Monday, December 07, 2020

Safety Tips for Holiday Gatherings


Photo by Edward Jenner from Pexels   

Between now and January, there will be over 200 worldwide festivities, which will be different this time because of the Coronavirus pandemic and the swell of COVID-19 infections in some locales.


We may not be able to observe our favorite festivals the same way as we did in the past, but we can get creative and begin new methods of rejoicing by following these safety tips:


·    If you plan to attend a holiday party outside your local community, check the percentage of positive tests in the area you are visiting to evaluate the risk of infection. If the percentage is high, you may want to rethink going to the party. (A higher percent positive may mean more people in these areas are infected but who have not been tested yet.)


·    Since the onset of the Coronavirus pandemic, the CDC (Centers for Disease Control and Prevention) has recommended gatherings be limited to small numbers, and this continues to be the case for holiday gatherings. This is true when attendees are not able to-socially distance; there is a high level of contact among attendees, and people do not wear masks. However, If there is ample room to socially distance, contact is limited, and everyone wears a mask, these steps help reduce the risk of infection or spread.
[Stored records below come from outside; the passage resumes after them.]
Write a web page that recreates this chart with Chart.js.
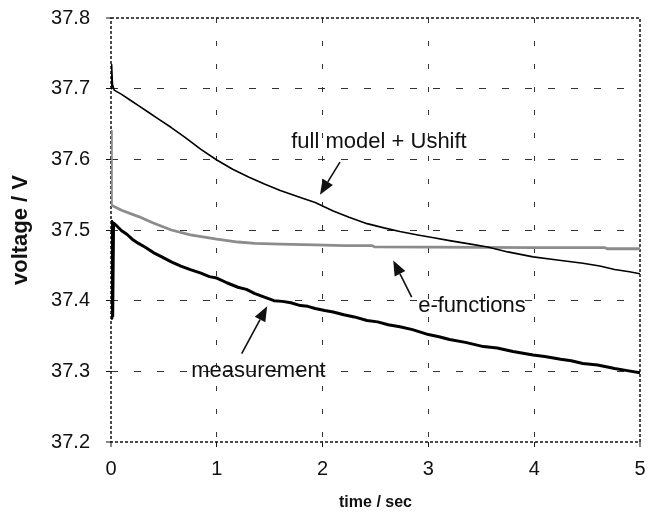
<!DOCTYPE html>
<html>
<head>
<meta charset="utf-8">
<script src="https://cdn.jsdelivr.net/npm/chart.js@4/dist/chart.umd.min.js"></script>
<style>
  html, body { margin: 0; padding: 0; background: #fff; }
  #wrap { width: 654px; height: 515px; }
</style>
</head>
<body>
<div id="wrap"><canvas id="chart" width="654" height="515"></canvas></div>
<script>
// Axis ticks
const timeTicks = [0, 1, 2, 3, 4, 5];
const voltTicks = [37.2, 37.3, 37.4, 37.5, 37.6, 37.7, 37.8];

// Measured terminal voltage (s, V)
const measT = [0, 0.008, 0.016, 0.024, 0.03, 0.06, 0.1, 0.15, 0.2, 0.26,
  0.32, 0.4, 0.48, 0.57, 0.66, 0.75, 0.85, 0.93, 1.0, 1.1,
  1.2, 1.28, 1.36, 1.45, 1.54, 1.62, 1.7, 1.79, 1.86, 1.93,
  2.02, 2.1, 2.2, 2.3, 2.42, 2.52, 2.62, 2.73, 2.85, 3.0,
  3.1, 3.2, 3.35, 3.52, 3.65, 3.8, 3.99, 4.1, 4.25, 4.35,
  4.46, 4.6, 4.76, 4.88, 5.0];
const measV = [37.375, 37.512, 37.378, 37.51, 37.509, 37.505, 37.499, 37.494, 37.487, 37.481,
  37.476, 37.468, 37.462, 37.455, 37.449, 37.444, 37.439, 37.434, 37.432, 37.425,
  37.419, 37.416, 37.410, 37.405, 37.400, 37.399, 37.397, 37.393, 37.392, 37.389,
  37.386, 37.384, 37.380, 37.377, 37.372, 37.370, 37.366, 37.363, 37.359, 37.352,
  37.349, 37.345, 37.341, 37.335, 37.333, 37.328, 37.323, 37.321, 37.317, 37.315,
  37.311, 37.309, 37.304, 37.301, 37.298];

// Full model with voltage shift (s, V)
const fullT = [0, 0.006, 0.014, 0.03, 0.1, 0.18, 0.26, 0.35, 0.45, 0.57,
  0.7, 0.85, 1.0, 1.15, 1.3, 1.45, 1.6, 1.79, 1.93, 2.1,
  2.25, 2.42, 2.58, 2.73, 2.9, 3.05, 3.2, 3.4, 3.56, 3.75,
  3.99, 4.2, 4.46, 4.62, 4.76, 4.9, 5.0];
const fullV = [37.700, 37.734, 37.706, 37.698, 37.692, 37.684, 37.676, 37.667, 37.657, 37.645,
  37.631, 37.614, 37.599, 37.586, 37.575, 37.565, 37.556, 37.546, 37.539, 37.527,
  37.518, 37.509, 37.503, 37.498, 37.493, 37.489, 37.485, 37.480, 37.476, 37.469,
  37.462, 37.458, 37.453, 37.449, 37.444, 37.441, 37.438];

// Sum of e-functions (s, V)
const expT = [0, 0.004, 0.1, 0.26, 0.4, 0.57, 0.75, 1.0, 1.2, 1.36,
  1.6, 1.93, 2.2, 2.47, 2.49, 3.0, 3.5, 4.0, 4.67, 4.69, 5.0];
const expV = [37.640, 37.535, 37.528, 37.519, 37.510, 37.500, 37.493, 37.487, 37.483, 37.481,
  37.480, 37.479, 37.478, 37.478, 37.476, 37.4758, 37.4755, 37.475, 37.475, 37.4735, 37.4735];

// Callout texts, anchored in data units: [label, t, V]
const callouts = [
  ['full model + Ushift', 2.533, 37.625],
  ['e-functions', 3.412, 37.392],
  ['measurement', 1.394, 37.300]
];
// Callout arrows: [tail t, tail V, tip t, tip V]
const arrows = [
  [2.164, 37.596, 1.975, 37.550],
  [2.842, 37.405, 2.668, 37.457],
  [1.235, 37.325, 1.476, 37.392]
];

const FONT = '"Liberation Sans", Arial, Helvetica, sans-serif';
const pts = (ts, vs) => ts.map((t, i) => ({ x: t, y: vs[i] }));

// Dotted frame around the plotting area
const framePlugin = {
  id: 'frame',
  beforeDatasetsDraw(chart) {
    const { ctx, chartArea: a } = chart;
    ctx.save();
    ctx.strokeStyle = '#111';
    ctx.lineWidth = 1.5;
    ctx.setLineDash([3, 2]);
    ctx.strokeRect(a.left, a.top, a.right - a.left, a.bottom - a.top);
    ctx.restore();
  }
};

// Text labels with pointing arrows
const calloutPlugin = {
  id: 'callouts',
  afterDatasetsDraw(chart) {
    const { ctx, scales: { x, y } } = chart;
    ctx.save();
    ctx.fillStyle = '#111';
    ctx.strokeStyle = '#111';
    ctx.font = '22px ' + FONT;
    ctx.textAlign = 'center';
    ctx.textBaseline = 'middle';
    callouts.forEach(([txt, t, v]) => {
      ctx.fillText(txt, x.getPixelForValue(t), y.getPixelForValue(v));
    });
    arrows.forEach(([t0, v0, t1, v1]) => {
      const x0 = x.getPixelForValue(t0), y0 = y.getPixelForValue(v0);
      const x1 = x.getPixelForValue(t1), y1 = y.getPixelForValue(v1);
      const ang = Math.atan2(y1 - y0, x1 - x0);
      const len = 15, half = 6;
      const bx = x1 - len * Math.cos(ang), by = y1 - len * Math.sin(ang);
      ctx.lineWidth = 1.6;
      ctx.beginPath();
      ctx.moveTo(x0, y0);
      ctx.lineTo(bx, by);
      ctx.stroke();
      ctx.beginPath();
      ctx.moveTo(x1, y1);
      ctx.lineTo(bx + half * Math.sin(ang), by - half * Math.cos(ang));
      ctx.lineTo(bx - half * Math.sin(ang), by + half * Math.cos(ang));
      ctx.closePath();
      ctx.fill();
    });
    ctx.restore();
  }
};

const edgeless = (count) => (c) => (c.index === 0 || c.index === count - 1) ? 0 : 1;

new Chart(document.getElementById('chart'), {
  type: 'line',
  data: {
    datasets: [
      { label: 'measurement', data: pts(measT, measV), borderColor: '#000', borderWidth: 3, order: 0 },
      { label: 'full model + Ushift', data: pts(fullT, fullV), borderColor: '#000', borderWidth: 1.6, order: 1 },
      { label: 'e-functions', data: pts(expT, expV), borderColor: '#8c8c8c', borderWidth: 2.8, order: 2 }
    ]
  },
  options: {
    responsive: false,
    animation: false,
    devicePixelRatio: 1,
    layout: { padding: { top: 18, right: 14, bottom: 0, left: 0 } },
    elements: { point: { radius: 0 }, line: { tension: 0, borderJoinStyle: 'round' } },
    plugins: { legend: { display: false }, tooltip: { enabled: false } },
    scales: {
      x: {
        type: 'linear',
        min: timeTicks[0],
        max: timeTicks[timeTicks.length - 1],
        afterBuildTicks: (s) => { s.ticks = timeTicks.map(v => ({ value: v })); },
        afterFit: (s) => { s.height = 73; s.paddingLeft = 0; s.paddingRight = 0; },
        ticks: { color: '#111', padding: 10, font: { family: FONT, size: 20 }, callback: v => String(v) },
        grid: { color: '#333', lineWidth: edgeless(timeTicks.length), drawTicks: true, tickLength: 5, tickWidth: 1, tickColor: '#111' },
        border: { display: false, dash: [5, 18] },
        title: { display: true, text: 'time / sec', color: '#111', padding: { top: 0, bottom: 3 }, font: { family: FONT, size: 16, weight: 'bold' } }
      },
      y: {
        type: 'linear',
        min: voltTicks[0],
        max: voltTicks[voltTicks.length - 1],
        afterBuildTicks: (s) => { s.ticks = voltTicks.map(v => ({ value: v })); },
        afterFit: (s) => { s.width = 111; s.paddingTop = 0; s.paddingBottom = 0; },
        ticks: { color: '#111', padding: 16, font: { family: FONT, size: 20 }, callback: v => Number(v).toFixed(1) },
        grid: { color: '#333', lineWidth: edgeless(voltTicks.length), drawTicks: true, tickLength: 5, tickWidth: 1, tickColor: '#111' },
        border: { display: false, dash: [7, 16] },
        title: { display: true, text: 'voltage / V', color: '#111', padding: { top: 8, bottom: 0 }, font: { family: FONT, size: 22, weight: 'bold' } }
      }
    }
  },
  plugins: [framePlugin, calloutPlugin]
});
</script>
</body>
</html>
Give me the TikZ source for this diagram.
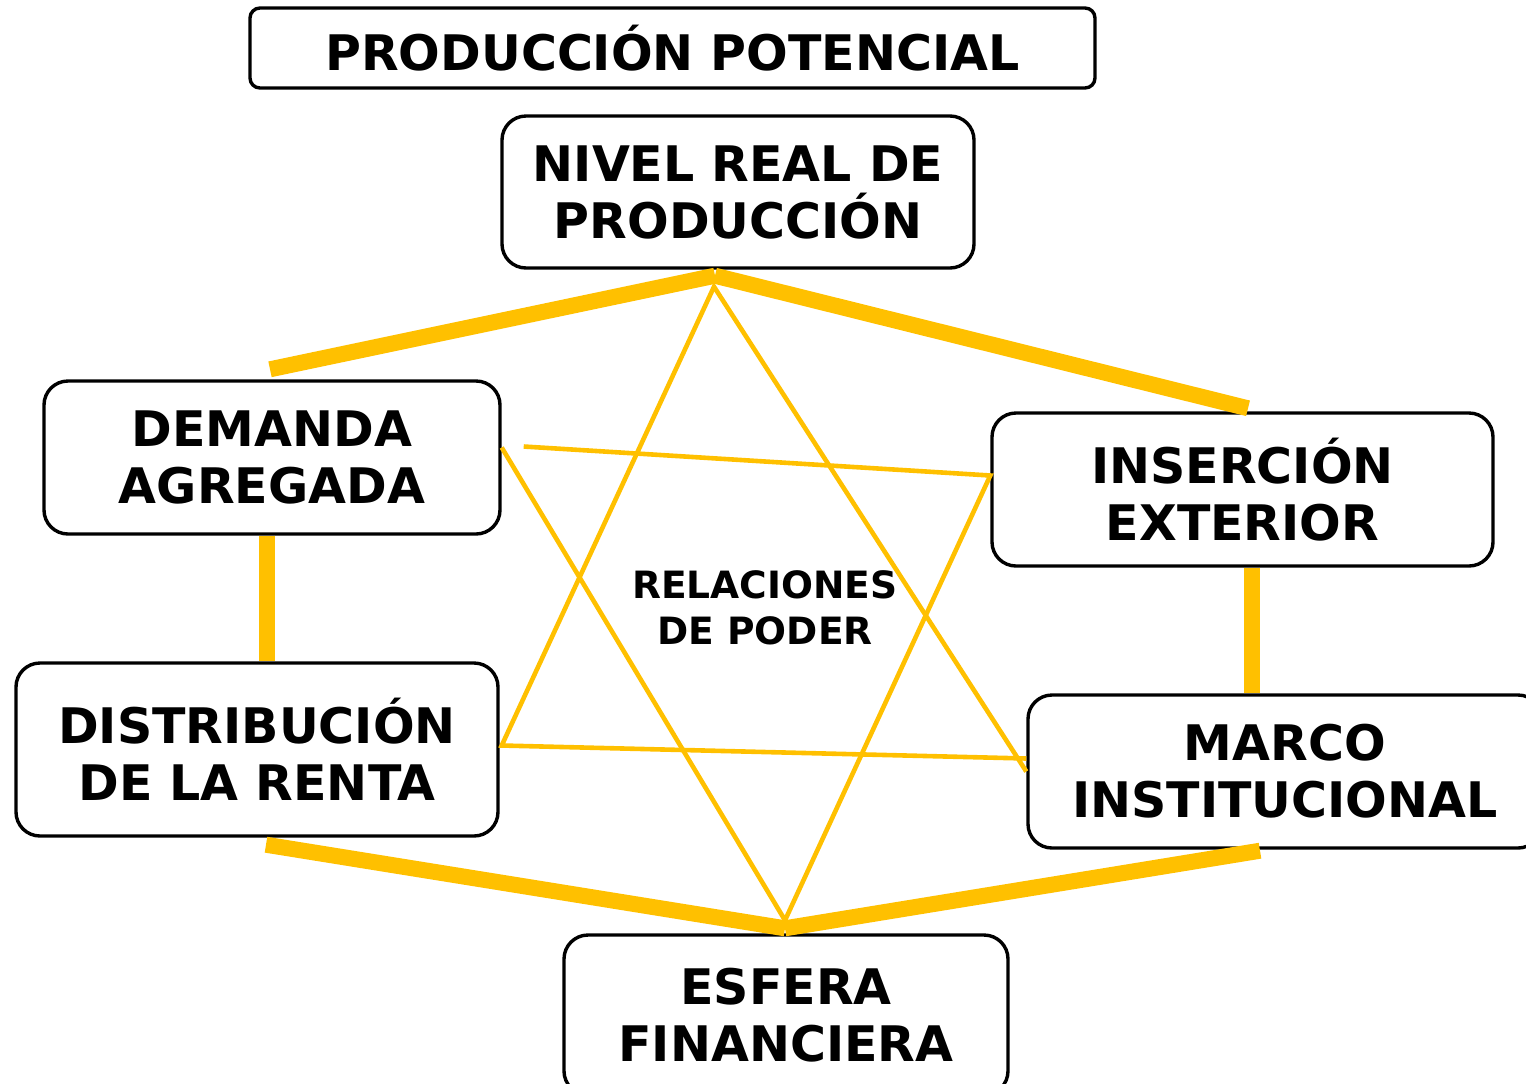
\documentclass[tikz,border=0pt]{standalone}
\usepackage{fontspec}
\setmainfont{DejaVu Sans}
\usetikzlibrary{calc,positioning}
\definecolor{gold}{HTML}{FFC000}

\begin{document}
\begin{tikzpicture}[x=0.5pt, y=-0.5pt,
  every node/.style={font=\bfseries\fontsize{24.5}{28.5}\selectfont, align=center},
  box/.style={draw, line width=1.7pt, rounded corners=12pt, inner sep=0pt},
  thickline/.style={gold, line width=8pt},
  thinline/.style={gold, line width=2.3pt}]
  % Define dimensions
  \useasboundingbox (0,0) rectangle (1526,1083);

  % Draw boxes
  \node[box, rounded corners=5pt, minimum width=422.5pt, minimum height=40pt] (potencial) at (672.5,48) {PRODUCCIÓN POTENCIAL};
  \node[box, minimum width=236pt, minimum height=76pt] (nivel) at (738,192) {NIVEL REAL DE\\PRODUCCIÓN};
  \node[box, minimum width=228pt, minimum height=76.5pt] (demanda) at (272,457.5) {DEMANDA\\AGREGADA};
  \node[box, minimum width=250.5pt, minimum height=76.5pt] (insercion) at (1242.5,489.5) {INSERCIÓN\\EXTERIOR};
  \node[box, minimum width=241pt, minimum height=86.5pt] (distrib) at (257,749.5) {DISTRIBUCIÓN\\DE LA RENTA};
  \node[box, minimum width=257pt, minimum height=76.5pt] (marco) at (1285,771.5) {MARCO\\INSTITUCIONAL};
  \node[box, minimum width=222pt, minimum height=80pt] (esfera) at (786,1015) {ESFERA\\FINANCIERA};
  \node[font=\bfseries\fontsize{18.8}{23}\selectfont] (poder) at (765,608) {RELACIONES\\DE PODER};

  % Define points
  \coordinate (nivelA) at ($(nivel.south)+(-23,6)$);
  \coordinate (nivelB) at ($(nivel.south)+(-24,17)$);
  \coordinate (esferaA) at ($(esfera.north)+(-1,-5)$);
  \coordinate (esferaB) at ($(esfera.north)+(-1,-13)$);

  % Thick links
  \draw[thickline] ($(demanda.north)+(-2,-10)$) -- (nivelA);
  \draw[thickline] (nivelA) -- ($(insercion.north)+(5.5,-3)$);
  \draw[thickline] ($(distrib.south)+(9,7)$) -- (esferaA);
  \draw[thickline] (esferaA) -- ($(marco.south)+(-25,1)$);
  \draw[thickline] ([xshift=-2.5pt]demanda.south) -- ([xshift=-2.5pt]demanda.south |- distrib.north);
  \draw[thickline] ([xshift=4.75pt]insercion.south) -- ([xshift=4.75pt]insercion.south |- marco.north);

  % Thin triangles
  \draw[thinline] (marco.west) -- (nivelB) -- ($(distrib.east)+(2,-4)$) -- ($(marco.west)+(0,-13)$);
  \draw[thinline] ($(demanda.east)+(0,-10)$) -- (esferaB) -- ($(insercion.west)+(0,-14)$) -- ($(demanda.east)+(22,-11)$);
\end{tikzpicture}
\end{document}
·    Although not every COVID holiday party can be held outside, the CDC continues to recommend outdoor gatherings over indoor gatherings because the ventilation is better. To warm up outdoor settings, use fire pits, chimneys, or space heaters. However, if you plan to host or attend an indoor holiday gathering, look for ways to increase ventilation, such as opening windows and doors to improve airflow. Also, limit the number of attendees to avoid crowded rooms that could turn hot and stuffy. That type of environment concentrates airborne particles generated from tiny respiratory droplets. If someone is infected with COVID, the indoor air can become contaminated with the virus and inhaled by others.


·    Following the CDC’s recommendations for social distancing and wearing masks can help reduce the risk of Coronavirus infection and spread among attendees at holiday gatherings. Although it will not be as cozy as previous holiday celebrations, the goal is to protect everyone at the party while still having a good time. To encourage everyone to wear a mask and have fun, hold an “Ugly Christmas Mask” contest along with or instead of an “Ugly Christmas Sweater” contest.


·    Set out pump-top bottles of hand sanitizer for all attendees to use frequently, and encourage them to wash their hands often if possible. Provide disinfectant wipes so partygoers can wipe down door handles, utensils, countertops, and other high-touch surfaces to help stop the spread of germs. Set a good example by using these items yourself throughout the party, and encourage others to do the same. Normalize this behavior so everyone feels comfortable.


·    Potlucks and buffets are very popular during holiday gatherings but should be avoided at any holiday party this year. If you plan to serve food, choose one person to serve the food, and prepare drinks to limit how many people are touching utensils, beverage containers, and glasses. Consider single-serve or grab-and-go options instead, such as mugs of chili, individual bags of chips or crackers, single-use containers of dip, individual fruit cups, individually wrapped desserts, and bottled beverages. Another option is to ask guests to bring their own food and drinks.


Photo by August de Richelieu from Pexels

·    During COVID, holiday travel continues to incur a high risk of exposure as you encounter more people outside your home or local community. As much as possible, socially distance from others outside your traveling party, and wear a mask while in public. Whenever possible, wash your hands using soap and water, and bring hand sanitizer for the times you cannot wash your hands. Also, do not touch your eyes, nose, or mouth unless you can wash or sanitize your hands before and after doing so.


·    While it will not, be the same having everyone, you love at your holiday gatherings, it is imperative for those people who are at high risk for COVID to stay home. This includes anyone at an increased risk of severe illness from COVID-19 or who may be experiencing COVID-19 symptoms, such as fever, difficulty breathing, or loss of taste or smell. Others who should not attend include anyone who may have been exposed to COVID-19 in the last two weeks, is waiting for COVID-19 test results, or is still recovering from COVID-19.


·    Just because you host every year, or you brought everyone’s favorite dish last year, does not mean you have to do the same this year. Everyone’s comfort levels maybe different, but there are many other ways to feel connected by opting to go viral.


·    If you are staying home, set the mood by decorating the table with your best tableware or try your hand at a family recipe.


The little things are what make this time of year feel so special, no matter where you are.